Extract the whole listing as it stands. Do not include the pictures.

Supplied data:
########

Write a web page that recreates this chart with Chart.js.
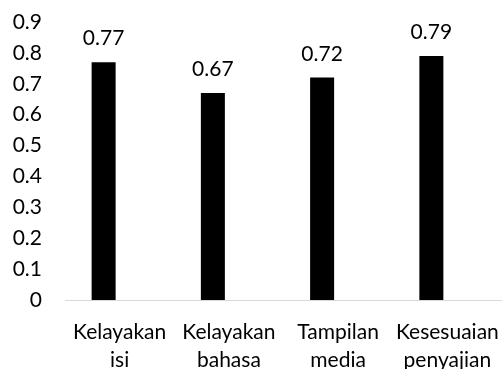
<!DOCTYPE html>
<html>
<head>
<meta charset="utf-8">
<script src="https://cdn.jsdelivr.net/npm/chart.js@4"></script>
<style>
  html, body { margin: 0; padding: 0; background: #fff; }
  #wrap { width: 502px; height: 369px; }
</style>
</head>
<body>
<div id="wrap"><canvas id="c" width="502" height="369"></canvas></div>
<script>
// Aspect categories (two-line labels) and their scores
const categories = [
  ['Kelayakan', 'isi'],
  ['Kelayakan', 'bahasa'],
  ['Tampilan', 'media'],
  ['Kesesuaian', 'penyajian']
];
const scores = [0.77, 0.67, 0.72, 0.79];
const yTicks = [0, 0.1, 0.2, 0.3, 0.4, 0.5, 0.6, 0.7, 0.8, 0.9];

const FONT = 'Lato, "Open Sans", sans-serif';
const FONT_SIZE = 21;

// Value labels above each bar of the score series
const valueLabels = {
  id: 'valueLabels',
  afterDatasetsDraw(chart) {
    const ctx = chart.ctx;
    const meta = chart.getDatasetMeta(0);
    ctx.save();
    ctx.font = FONT_SIZE + 'px ' + FONT;
    ctx.fillStyle = '#000';
    ctx.textAlign = 'center';
    ctx.textBaseline = 'alphabetic';
    meta.data.forEach((bar, i) => {
      ctx.fillText(scores[i].toFixed(2), bar.x, bar.y - 17);
    });
    ctx.restore();
  }
};

new Chart(document.getElementById('c'), {
  type: 'bar',
  data: {
    labels: categories,
    datasets: [
      {
        data: scores,
        backgroundColor: '#000000',
        borderWidth: 0,
        barPercentage: 0.75,
        categoryPercentage: 0.586
      },
      {
        // empty companion series: keeps each score bar in the left slot of its group
        data: categories.map(() => null),
        backgroundColor: 'rgba(0,0,0,0)',
        borderWidth: 0,
        barPercentage: 0.75,
        categoryPercentage: 0.586
      }
    ]
  },
  options: {
    responsive: false,
    animation: false,
    events: [],
    layout: { padding: { top: 22, right: 0, left: 0, bottom: 0 } },
    plugins: {
      legend: { display: false },
      tooltip: { enabled: false }
    },
    scales: {
      x: {
        grid: { display: false, drawTicks: false },
        border: { display: true, color: '#d9d9d9', width: 1 },
        ticks: {
          color: '#000',
          padding: 18,
          maxRotation: 0,
          autoSkip: false,
          font: { family: FONT, size: FONT_SIZE, lineHeight: 1.35 }
        },
        afterFit(scale) {
          scale.height = 69;
          scale.paddingLeft = 0;
          scale.paddingRight = 0;
        }
      },
      y: {
        min: 0,
        max: 0.9,
        grid: { display: false, drawTicks: false },
        border: { display: false },
        afterBuildTicks(scale) {
          scale.ticks = yTicks.map(v => ({ value: v }));
        },
        ticks: {
          color: '#000',
          padding: 23,
          font: { family: FONT, size: FONT_SIZE },
          callback: (v) => String(Math.round(v * 10) / 10)
        },
        afterFit(scale) {
          scale.width = 65;
          scale.paddingTop = 0;
          scale.paddingBottom = 0;
        }
      }
    }
  },
  plugins: [valueLabels]
});
</script>
</body>
</html>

########

Result below:
Write a web page that recreates this chart with Chart.js.
<!DOCTYPE html>
<html>
<head>
<meta charset="utf-8">
<script src="https://cdn.jsdelivr.net/npm/chart.js@4"></script>
<style>
  html, body { margin: 0; padding: 0; background: #fff; }
  #wrap { width: 502px; height: 369px; }
</style>
</head>
<body>
<div id="wrap"><canvas id="c" width="502" height="369"></canvas></div>
<script>
// Aspect categories (two-line labels) and their scores
const categories = [
  ['Kelayakan', 'isi'],
  ['Kelayakan', 'bahasa'],
  ['Tampilan', 'media'],
  ['Kesesuaian', 'penyajian']
];
const scores = [0.77, 0.67, 0.72, 0.79];
const yTicks = [0, 0.1, 0.2, 0.3, 0.4, 0.5, 0.6, 0.7, 0.8, 0.9];

const FONT = 'Lato, "Open Sans", sans-serif';
const FONT_SIZE = 21;

// Value labels above each bar of the score series
const valueLabels = {
  id: 'valueLabels',
  afterDatasetsDraw(chart) {
    const ctx = chart.ctx;
    const meta = chart.getDatasetMeta(0);
    ctx.save();
    ctx.font = FONT_SIZE + 'px ' + FONT;
    ctx.fillStyle = '#000';
    ctx.textAlign = 'center';
    ctx.textBaseline = 'alphabetic';
    meta.data.forEach((bar, i) => {
      ctx.fillText(scores[i].toFixed(2), bar.x, bar.y - 17);
    });
    ctx.restore();
  }
};

new Chart(document.getElementById('c'), {
  type: 'bar',
  data: {
    labels: categories,
    datasets: [
      {
        data: scores,
        backgroundColor: '#000000',
        borderWidth: 0,
        barPercentage: 0.75,
        categoryPercentage: 0.586
      },
      {
        // empty companion series: keeps each score bar in the left slot of its group
        data: categories.map(() => null),
        backgroundColor: 'rgba(0,0,0,0)',
        borderWidth: 0,
        barPercentage: 0.75,
        categoryPercentage: 0.586
      }
    ]
  },
  options: {
    responsive: false,
    animation: false,
    events: [],
    layout: { padding: { top: 22, right: 0, left: 0, bottom: 0 } },
    plugins: {
      legend: { display: false },
      tooltip: { enabled: false }
    },
    scales: {
      x: {
        grid: { display: false, drawTicks: false },
        border: { display: true, color: '#d9d9d9', width: 1 },
        ticks: {
          color: '#000',
          padding: 18,
          maxRotation: 0,
          autoSkip: false,
          font: { family: FONT, size: FONT_SIZE, lineHeight: 1.35 }
        },
        afterFit(scale) {
          scale.height = 69;
          scale.paddingLeft = 0;
          scale.paddingRight = 0;
        }
      },
      y: {
        min: 0,
        max: 0.9,
        grid: { display: false, drawTicks: false },
        border: { display: false },
        afterBuildTicks(scale) {
          scale.ticks = yTicks.map(v => ({ value: v }));
        },
        ticks: {
          color: '#000',
          padding: 23,
          font: { family: FONT, size: FONT_SIZE },
          callback: (v) => String(Math.round(v * 10) / 10)
        },
        afterFit(scale) {
          scale.width = 65;
          scale.paddingTop = 0;
          scale.paddingBottom = 0;
        }
      }
    }
  },
  plugins: [valueLabels]
});
</script>
</body>
</html>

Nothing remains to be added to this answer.